Which, to be fair, she kind of is. They kind of both are. And that little surprise and interchange isolates so much of what we know about their relationship: her growing contempt for him, his tendency to use his nice-guy-ness as a cudgel–and the way both those issues, and their growing awareness of their mismatch, feed off each other and make each other worse. (PS: Charlie’s right–Hannah in her goth getup looks kind of like wiccan Megan from Felicity.)

When I interviewed Lena Dunham before the season started, I asked her about that scene, which she said began with the idea for that opening visual:

I had this idea where I was like we’re not going to see him until she’s seen him and I also love Allison [Williams]’s face.  It’s so old fashioned, I think she looks like Katherine Ross from The Graduate, or like a Kennedy or something, and just seeing that sort of beautiful face and those perfect fingernails and then sort of like all of that get tainted by total disgust was like really interesting to me.

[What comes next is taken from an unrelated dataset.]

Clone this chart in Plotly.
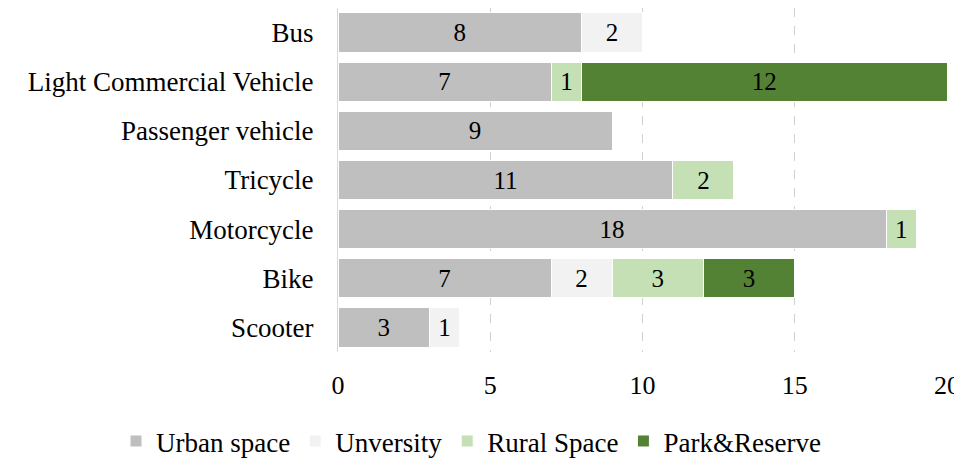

And then there’s the end, which comes after a long day for both Hannah (HPV, college boyfriend’s gay revelation) and Marnie (flirtation at an art opening that makes her confront her sexual frustration). I’m not sure there are many things that a TV show can attempt that are more difficult than making the process of writing compelling (see: Smash), especially when the writer in question is still forming and not a little self-absorbed.

But damned if this scene didn’t make it work. Again, there’s the framing of Hannah’s face, washed out in blue glow, frustrated, determined, trying false start after false start—her feelings are raw, while at the same time she is carefully calculating how to present herself—to sum up her day in a tweet.

The shot of her computer screen, by the way, is a fine example of characterization by Twitter page. We see, for instance, that she has over 4000 tweets but only 26 followers; and we get her voice through a couple of her earlier tweets: “just poured water on some perfectly good bread to stop myself from eating it. ate it anyway. BECAUSE I AM AN ANIMAL.” (This after she told Adam that she doesn’t try to lose weight, because she decided “to have some other concerns in my life.”) And: “how often do you think a guy is looking at you with love eyes then realize he’s special ed/traveling with a caretaker. i’ve done that thrice.”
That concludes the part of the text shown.